-- Begin Data extract --

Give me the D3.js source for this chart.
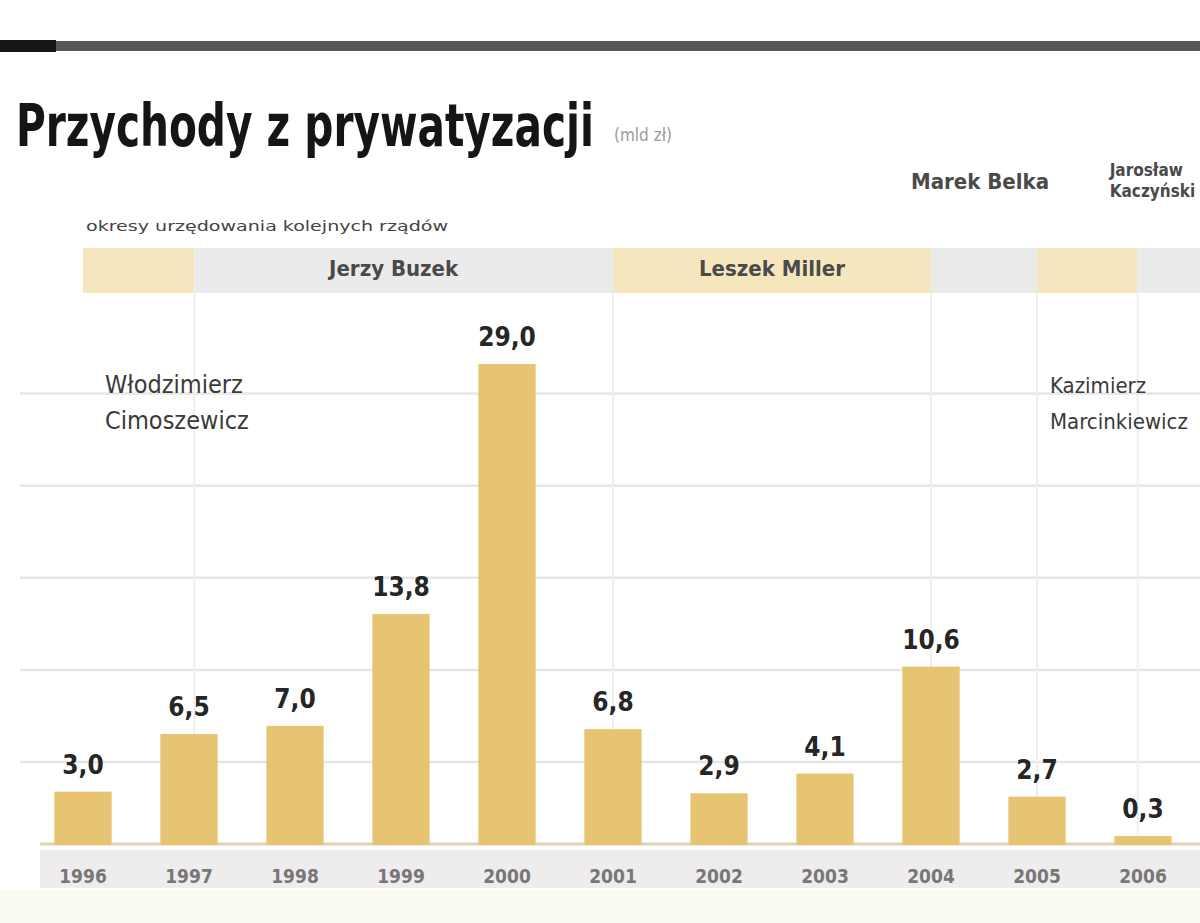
<!doctype html>
<html lang="pl">
<head>
<meta charset="UTF-8">
<title>Przychody z prywatyzacji</title>
<style>
  body { margin: 0; background: #fff; }
  svg { display: block; }
  .narrow { font-family: 'Liberation Sans Narrow', 'DejaVu Sans Condensed', 'Roboto', sans-serif; font-stretch: condensed; }
</style>
</head>
<body>
<script src="https://cdn.jsdelivr.net/npm/d3@7"></script>
<script>
var years = ["1996", "1997", "1998", "1999", "2000", "2001", "2002", "2003", "2004", "2005", "2006"];
var values = [3.0, 6.5, 7.0, 13.8, 29.0, 6.8, 2.9, 4.1, 10.6, 2.7, 0.3];

var premiers = ["Włodzimierz Cimoszewicz", "Jerzy Buzek", "Leszek Miller", "Marek Belka", "Kazimierz Marcinkiewicz", "Jarosław Kaczyński"];
var periodStart = [1996.0, 1997.05, 2001.0, 2004.0, 2005.0, 2005.95];
var periodEnd = [1997.05, 2001.0, 2004.0, 2005.0, 2005.95, 2006.6];

var gridValues = [4.8, 10.4, 16, 21.6, 27.2];

var width = 1200,
    height = 923,
    baseY = 841;

var svg = d3.select("body").append("svg")
    .attr("width", width)
    .attr("height", height);

var x = d3.scaleBand()
    .domain(years)
    .range([30, 1196])
    .paddingInner(0.46)
    .paddingOuter(0.23);

var y = d3.scaleLinear()
    .domain([0, 30])
    .range([baseY, baseY - 30 * 16.45]);

// time axis for the premiers' periods, aligned to bar centres
var t = d3.scaleLinear()
    .domain([1996, 2006])
    .range([x("1996") + x.bandwidth() / 2, x("2006") + x.bandwidth() / 2]);

// cream footer
svg.append("rect")
    .attr("x", 0).attr("y", 890)
    .attr("width", width).attr("height", height - 890)
    .attr("fill", "#fcfbf2");

// top rule
svg.append("rect")
    .attr("x", 0).attr("y", 41)
    .attr("width", width).attr("height", 10)
    .attr("fill", "#575757");
svg.append("rect")
    .attr("x", 0).attr("y", 40)
    .attr("width", 56).attr("height", 12)
    .attr("fill", "#151515");

// title, squeezed to the reference width
var title = svg.append("text")
    .attr("class", "narrow")
    .attr("x", 0).attr("y", 0)
    .attr("font-size", 50)
    .attr("font-weight", "bold")
    .attr("fill", "#151515")
    .text("Przychody z prywatyzacji");
var tw = title.node().getComputedTextLength();
title.attr("transform", "translate(16,146) scale(" + (578 / tw) + ",1.16)");

svg.append("text")
    .attr("class", "narrow")
    .attr("x", 614).attr("y", 141)
    .attr("font-size", 17)
    .attr("fill", "#9a9a9a")
    .text("(mld zł)");

// horizontal rules
svg.selectAll("line.grid")
    .data(gridValues)
    .enter()
    .append("line")
    .attr("class", "grid")
    .attr("x1", 20).attr("x2", width)
    .attr("y1", function(d){ return y(d); })
    .attr("y2", function(d){ return y(d); })
    .attr("stroke", "#e6e6e6")
    .attr("stroke-width", 2.5);

// premiers' periods band
var periods = premiers.map(function(p, i){ return { name: p, s: periodStart[i], e: periodEnd[i], i: i }; });

svg.append("text")
    .attr("class", "narrow")
    .attr("x", 86).attr("y", 231)
    .attr("font-size", 14)
    .attr("fill", "#444")
    .attr("textLength", 362)
    .attr("lengthAdjust", "spacingAndGlyphs")
    .text("okresy urzędowania kolejnych rządów");

svg.selectAll("rect.period")
    .data(periods)
    .enter()
    .append("rect")
    .attr("class", "period")
    .attr("x", function(d){ return t(d.s); })
    .attr("y", 248)
    .attr("width", function(d){ return t(d.e) - t(d.s); })
    .attr("height", 45)
    .attr("fill", function(d){ return d.i % 2 ? "#ebebeb" : "#f5e6bd"; });

svg.selectAll("line.period")
    .data(periods.slice(1))
    .enter()
    .append("line")
    .attr("class", "period")
    .attr("x1", function(d){ return t(d.s); })
    .attr("x2", function(d){ return t(d.s); })
    .attr("y1", 293).attr("y2", baseY)
    .attr("stroke", "#efefef")
    .attr("stroke-width", 2);

// names inside the band
[1, 2].forEach(function(i){
    var d = periods[i];
    svg.append("text")
        .attr("class", "narrow")
        .attr("x", (t(d.s) + t(d.e)) / 2 - (i === 1 ? 10 : 0))
        .attr("y", 276)
        .attr("text-anchor", "middle")
        .attr("font-size", 22)
        .attr("font-weight", "bold")
        .attr("fill", "#4a4a4a")
        .text(d.name);
});

// Belka above the band
svg.append("text")
    .attr("class", "narrow")
    .attr("x", (t(periods[3].s) + t(periods[3].e)) / 2 - 4)
    .attr("y", 189)
    .attr("text-anchor", "middle")
    .attr("font-size", 22)
    .attr("font-weight", "bold")
    .attr("fill", "#4a4a4a")
    .text(periods[3].name);

// Kaczyński above the band, wrapped to fit the page edge
var kacz = svg.append("text")
    .attr("class", "narrow")
    .attr("x", t(periods[5].s) - 28)
    .attr("y", 176)
    .attr("font-size", 17)
    .attr("font-weight", "bold")
    .attr("fill", "#4a4a4a");
periods[5].name.split(" ").forEach(function(p, k){
    kacz.append("tspan")
        .attr("x", kacz.attr("x"))
        .attr("dy", k ? 21 : 0)
        .text(p);
});

// names in the plot area, two lines
[0, 4].forEach(function(i){
    var d = periods[i];
    var parts = d.name.split(" ");
    var tx = svg.append("text")
        .attr("class", "narrow")
        .attr("x", i === 0 ? t(d.s) + 22 : t(d.s) + 13)
        .attr("y", 393)
        .attr("font-size", i === 0 ? 25 : 22)
        .attr("fill", "#3a3a3a");
    parts.forEach(function(p, k){
        tx.append("tspan")
            .attr("x", tx.attr("x"))
            .attr("dy", k ? 36 : 0)
            .text(p);
    });
});

// year label strip
svg.append("rect")
    .attr("x", 40).attr("y", 850)
    .attr("width", width - 40).attr("height", 38)
    .attr("fill", "#efecee");

svg.append("line")
    .attr("x1", 40).attr("x2", width)
    .attr("y1", baseY + 3).attr("y2", baseY + 3)
    .attr("stroke", "#ddd3b4")
    .attr("stroke-width", 3);

// bars
svg.selectAll("rect.bar")
    .data(values)
    .enter()
    .append("rect")
    .attr("class", "bar")
    .attr("x", function(d, i){ return x(years[i]); })
    .attr("y", function(d){ return y(d); })
    .attr("width", x.bandwidth())
    .attr("height", function(d){ return baseY + 4 - y(d); })
    .attr("fill", "#e6c472");

// value labels
svg.selectAll("text.val")
    .data(values)
    .enter()
    .append("text")
    .attr("class", "narrow val")
    .attr("x", function(d, i){ return x(years[i]) + x.bandwidth() / 2; })
    .attr("y", function(d){ return y(d) - 18; })
    .attr("text-anchor", "middle")
    .attr("font-size", 26)
    .attr("font-weight", "bold")
    .attr("fill", "#262626")
    .text(function(d){ return d.toFixed(1).replace(".", ","); });

// x axis (years)
var xAxis = d3.axisBottom(x).tickSize(0).tickPadding(0);
var gx = svg.append("g")
    .attr("transform", "translate(0," + 876 + ")")
    .call(xAxis);
gx.select(".domain").remove();
gx.selectAll("text")
    .attr("class", "narrow")
    .attr("dy", "0.35em")
    .attr("font-size", 19)
    .attr("font-weight", "bold")
    .attr("fill", "#777");
</script>
</body>
</html>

-- End Data extract --

[Job] Without the pictures, repeat the listing above exactly.

[Finished task]
Give me the D3.js source for this chart.
<!doctype html>
<html lang="pl">
<head>
<meta charset="UTF-8">
<title>Przychody z prywatyzacji</title>
<style>
  body { margin: 0; background: #fff; }
  svg { display: block; }
  .narrow { font-family: 'Liberation Sans Narrow', 'DejaVu Sans Condensed', 'Roboto', sans-serif; font-stretch: condensed; }
</style>
</head>
<body>
<script src="https://cdn.jsdelivr.net/npm/d3@7"></script>
<script>
var years = ["1996", "1997", "1998", "1999", "2000", "2001", "2002", "2003", "2004", "2005", "2006"];
var values = [3.0, 6.5, 7.0, 13.8, 29.0, 6.8, 2.9, 4.1, 10.6, 2.7, 0.3];

var premiers = ["Włodzimierz Cimoszewicz", "Jerzy Buzek", "Leszek Miller", "Marek Belka", "Kazimierz Marcinkiewicz", "Jarosław Kaczyński"];
var periodStart = [1996.0, 1997.05, 2001.0, 2004.0, 2005.0, 2005.95];
var periodEnd = [1997.05, 2001.0, 2004.0, 2005.0, 2005.95, 2006.6];

var gridValues = [4.8, 10.4, 16, 21.6, 27.2];

var width = 1200,
    height = 923,
    baseY = 841;

var svg = d3.select("body").append("svg")
    .attr("width", width)
    .attr("height", height);

var x = d3.scaleBand()
    .domain(years)
    .range([30, 1196])
    .paddingInner(0.46)
    .paddingOuter(0.23);

var y = d3.scaleLinear()
    .domain([0, 30])
    .range([baseY, baseY - 30 * 16.45]);

// time axis for the premiers' periods, aligned to bar centres
var t = d3.scaleLinear()
    .domain([1996, 2006])
    .range([x("1996") + x.bandwidth() / 2, x("2006") + x.bandwidth() / 2]);

// cream footer
svg.append("rect")
    .attr("x", 0).attr("y", 890)
    .attr("width", width).attr("height", height - 890)
    .attr("fill", "#fcfbf2");

// top rule
svg.append("rect")
    .attr("x", 0).attr("y", 41)
    .attr("width", width).attr("height", 10)
    .attr("fill", "#575757");
svg.append("rect")
    .attr("x", 0).attr("y", 40)
    .attr("width", 56).attr("height", 12)
    .attr("fill", "#151515");

// title, squeezed to the reference width
var title = svg.append("text")
    .attr("class", "narrow")
    .attr("x", 0).attr("y", 0)
    .attr("font-size", 50)
    .attr("font-weight", "bold")
    .attr("fill", "#151515")
    .text("Przychody z prywatyzacji");
var tw = title.node().getComputedTextLength();
title.attr("transform", "translate(16,146) scale(" + (578 / tw) + ",1.16)");

svg.append("text")
    .attr("class", "narrow")
    .attr("x", 614).attr("y", 141)
    .attr("font-size", 17)
    .attr("fill", "#9a9a9a")
    .text("(mld zł)");

// horizontal rules
svg.selectAll("line.grid")
    .data(gridValues)
    .enter()
    .append("line")
    .attr("class", "grid")
    .attr("x1", 20).attr("x2", width)
    .attr("y1", function(d){ return y(d); })
    .attr("y2", function(d){ return y(d); })
    .attr("stroke", "#e6e6e6")
    .attr("stroke-width", 2.5);

// premiers' periods band
var periods = premiers.map(function(p, i){ return { name: p, s: periodStart[i], e: periodEnd[i], i: i }; });

svg.append("text")
    .attr("class", "narrow")
    .attr("x", 86).attr("y", 231)
    .attr("font-size", 14)
    .attr("fill", "#444")
    .attr("textLength", 362)
    .attr("lengthAdjust", "spacingAndGlyphs")
    .text("okresy urzędowania kolejnych rządów");

svg.selectAll("rect.period")
    .data(periods)
    .enter()
    .append("rect")
    .attr("class", "period")
    .attr("x", function(d){ return t(d.s); })
    .attr("y", 248)
    .attr("width", function(d){ return t(d.e) - t(d.s); })
    .attr("height", 45)
    .attr("fill", function(d){ return d.i % 2 ? "#ebebeb" : "#f5e6bd"; });

svg.selectAll("line.period")
    .data(periods.slice(1))
    .enter()
    .append("line")
    .attr("class", "period")
    .attr("x1", function(d){ return t(d.s); })
    .attr("x2", function(d){ return t(d.s); })
    .attr("y1", 293).attr("y2", baseY)
    .attr("stroke", "#efefef")
    .attr("stroke-width", 2);

// names inside the band
[1, 2].forEach(function(i){
    var d = periods[i];
    svg.append("text")
        .attr("class", "narrow")
        .attr("x", (t(d.s) + t(d.e)) / 2 - (i === 1 ? 10 : 0))
        .attr("y", 276)
        .attr("text-anchor", "middle")
        .attr("font-size", 22)
        .attr("font-weight", "bold")
        .attr("fill", "#4a4a4a")
        .text(d.name);
});

// Belka above the band
svg.append("text")
    .attr("class", "narrow")
    .attr("x", (t(periods[3].s) + t(periods[3].e)) / 2 - 4)
    .attr("y", 189)
    .attr("text-anchor", "middle")
    .attr("font-size", 22)
    .attr("font-weight", "bold")
    .attr("fill", "#4a4a4a")
    .text(periods[3].name);

// Kaczyński above the band, wrapped to fit the page edge
var kacz = svg.append("text")
    .attr("class", "narrow")
    .attr("x", t(periods[5].s) - 28)
    .attr("y", 176)
    .attr("font-size", 17)
    .attr("font-weight", "bold")
    .attr("fill", "#4a4a4a");
periods[5].name.split(" ").forEach(function(p, k){
    kacz.append("tspan")
        .attr("x", kacz.attr("x"))
        .attr("dy", k ? 21 : 0)
        .text(p);
});

// names in the plot area, two lines
[0, 4].forEach(function(i){
    var d = periods[i];
    var parts = d.name.split(" ");
    var tx = svg.append("text")
        .attr("class", "narrow")
        .attr("x", i === 0 ? t(d.s) + 22 : t(d.s) + 13)
        .attr("y", 393)
        .attr("font-size", i === 0 ? 25 : 22)
        .attr("fill", "#3a3a3a");
    parts.forEach(function(p, k){
        tx.append("tspan")
            .attr("x", tx.attr("x"))
            .attr("dy", k ? 36 : 0)
            .text(p);
    });
});

// year label strip
svg.append("rect")
    .attr("x", 40).attr("y", 850)
    .attr("width", width - 40).attr("height", 38)
    .attr("fill", "#efecee");

svg.append("line")
    .attr("x1", 40).attr("x2", width)
    .attr("y1", baseY + 3).attr("y2", baseY + 3)
    .attr("stroke", "#ddd3b4")
    .attr("stroke-width", 3);

// bars
svg.selectAll("rect.bar")
    .data(values)
    .enter()
    .append("rect")
    .attr("class", "bar")
    .attr("x", function(d, i){ return x(years[i]); })
    .attr("y", function(d){ return y(d); })
    .attr("width", x.bandwidth())
    .attr("height", function(d){ return baseY + 4 - y(d); })
    .attr("fill", "#e6c472");

// value labels
svg.selectAll("text.val")
    .data(values)
    .enter()
    .append("text")
    .attr("class", "narrow val")
    .attr("x", function(d, i){ return x(years[i]) + x.bandwidth() / 2; })
    .attr("y", function(d){ return y(d) - 18; })
    .attr("text-anchor", "middle")
    .attr("font-size", 26)
    .attr("font-weight", "bold")
    .attr("fill", "#262626")
    .text(function(d){ return d.toFixed(1).replace(".", ","); });

// x axis (years)
var xAxis = d3.axisBottom(x).tickSize(0).tickPadding(0);
var gx = svg.append("g")
    .attr("transform", "translate(0," + 876 + ")")
    .call(xAxis);
gx.select(".domain").remove();
gx.selectAll("text")
    .attr("class", "narrow")
    .attr("dy", "0.35em")
    .attr("font-size", 19)
    .attr("font-weight", "bold")
    .attr("fill", "#777");
</script>
</body>
</html>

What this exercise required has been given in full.